Speaker: Dr Rob Finn, European Bioinformatics Institute (EBI), will present a seminar entitled : Do we know the composition of the human gut microbiome?
Host: John Walshaw
Metagenomics, the analysis of the sum of genetic material from a sample, has started to shed light on the huge diversity of micro-organisms that occupy environments such as the human body, soil and the world’s oceans. The EBI metagenomics platform provides both a free to use service for all types of metagenomics data and access to one of the largest collection of consistently analysed metagenomics datasets, regardless of source biome. We have recently introduced metagenomics assembly into the repertoire of services provide by EBI metagenomics.
Assembled contigs enable the identification of full length protein sequences and the production of databases containing millions of unique proteins, the majority of which have never been seen before. Ultimately, such sequences need to be linked to a taxonomic identifier. But how much can we trust de novo assembly and binning techniques to provide draft genomes? Partly to answer this question we have undertaken a large-scale analysis of public human gut microbiome datasets, performing de novo assembly on thousands of samples containing adequate read depth. We have compared computed genomics bins (metagenome assembled genomes, MAGs) with isolate genomes and used the latter to assess the quality of the MAGs, the tools for assessing MAG quality and provide an estimate of how many species are yet to be represented in genomic reference catalogues for studying the human microbiome. As we build a more complete picture of the human microbiome constituents, we can start developing and testing better mechanistic models.
Dr Rob Finn leads EMBL-EBI’s Sequence Families team, which is responsible for the InterPro, Pfam, Rfam and RNAcentral data resources. The team also looks after EMBL-EBI’s fast-growing Metagenomics data service.

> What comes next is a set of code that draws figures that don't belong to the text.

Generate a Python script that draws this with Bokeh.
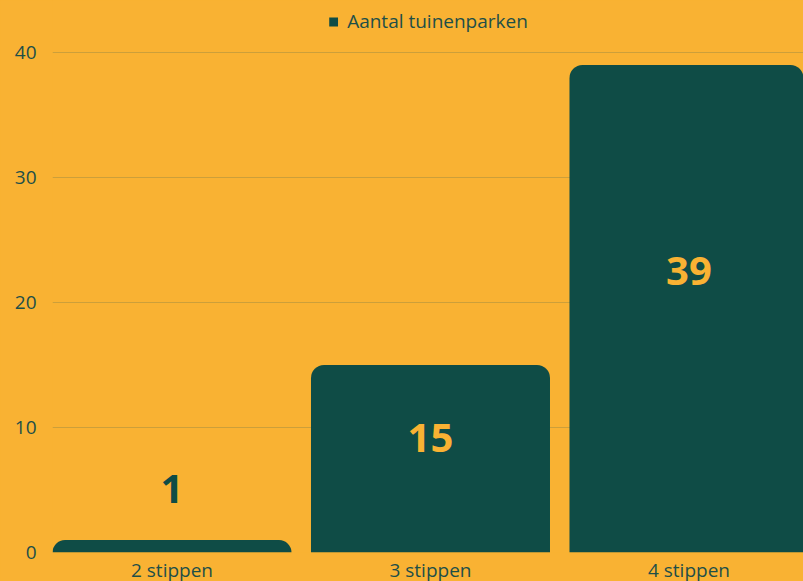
from bokeh.plotting import figure
from bokeh.models import ColumnDataSource, Range1d, FixedTicker, Legend, LegendItem
from bokeh.core.properties import value
from bokeh.embed import file_html
from bokeh.resources import INLINE

# ---- data ----
categories = ["2 stippen", "3 stippen", "4 stippen"]
series_name = "Aantal tuinenparken"
counts = [1, 15, 39]
y_ticks = [0, 10, 20, 30, 40]

# ---- style ----
BG = "#F9B233"
BAR = "#0F4C46"
TXT = "#1E4F48"
GRID = "#CC9F3A"
FONT = "Open Sans"

x = list(range(len(categories)))
inside = [v >= 5 for v in counts]
label_y = [v * 0.5575 + 0.8 if ins else v + 4.1 for v, ins in zip(counts, inside)]
label_color = [BG if ins else BAR for ins in inside]

src = ColumnDataSource(dict(x=x, top=counts, label=[str(v) for v in counts],
                            ly=label_y, lc=label_color))

p = figure(width=803, height=595, output_backend="svg", toolbar_location=None,
           x_range=Range1d(-0.4623, 2.443), y_range=Range1d(0, 44.16),
           min_border_left=52, min_border_right=0, min_border_top=0, min_border_bottom=43)
p.background_fill_color = BG
p.border_fill_color = BG
p.outline_line_color = None

r = p.vbar(x="x", top="top", width=0.9246, source=src, fill_color=BAR, line_color=None,
           border_radius=(13, 13, 0, 0))

p.text(x="x", y="ly", text="label", source=src, text_color="lc",
       text_font=value(FONT), text_font_style="bold", text_font_size="40px",
       text_align="center", text_baseline="middle")

p.xaxis.ticker = FixedTicker(ticks=x)
p.xaxis.major_label_overrides = {i: c for i, c in zip(x, categories)}
p.yaxis.ticker = FixedTicker(ticks=y_ticks)
for ax in (p.xaxis, p.yaxis):
    ax.axis_line_color = None
    ax.major_tick_line_color = None
    ax.minor_tick_line_color = None
    ax.major_tick_out = 0
    ax.major_tick_in = 0
    ax.minor_tick_out = 0
    ax.minor_tick_in = 0
    ax.major_label_text_font = FONT
    ax.major_label_text_font_size = "19px"
    ax.major_label_text_color = TXT
p.xaxis.major_label_standoff = 4
p.yaxis.major_label_standoff = 16

p.xgrid.grid_line_color = None
p.ygrid.grid_line_color = GRID
p.ygrid.grid_line_width = 1

legend = Legend(items=[LegendItem(label=series_name, renderers=[r])],
                location="top_center", orientation="horizontal",
                background_fill_alpha=0, border_line_color=None,
                label_text_font=FONT, label_text_font_size="19px", label_text_color=TXT,
                glyph_width=11, glyph_height=11, margin=8, padding=9, label_standoff=9)
p.add_layout(legend)

html = file_html(p, INLINE)
html = html.replace("</head>",
                    "<style>html,body{background:#F9B233;overflow:hidden;}</style></head>", 1)
open("out.html", "w").write(html)
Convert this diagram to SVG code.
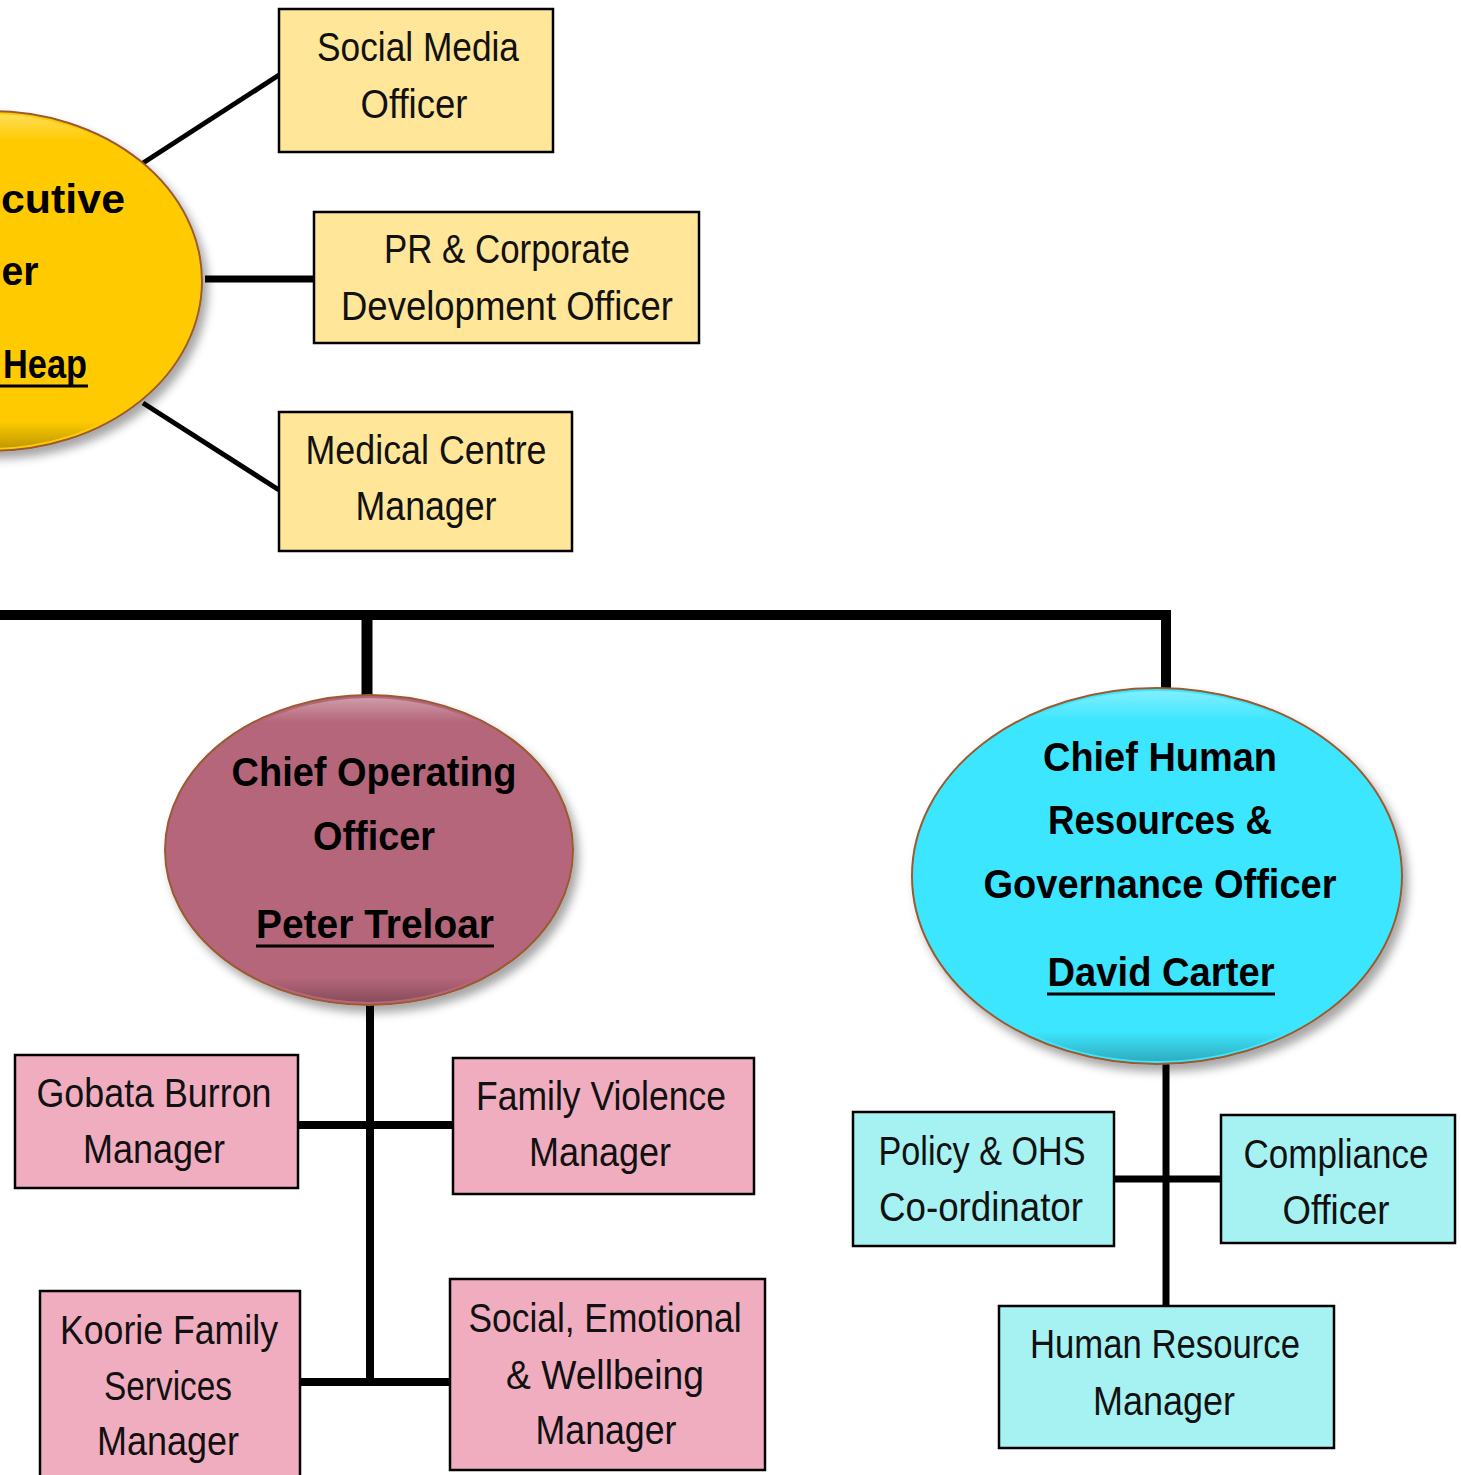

Rob joined EMBL-EBI from the Janelia Research Campus in the US, where he led a group that designed fast, web-based, interactive protein-sequence searches and annotations. Between 2001 and 2010, he was the project leader for Pfam at the Wellcome Trust Sanger Institute in the UK.
Rob’s academic background is in microbiology and he holds a PhD in biochemistry from Imperial College, London.
All staff from organisations on the Research Park are welcome to attend.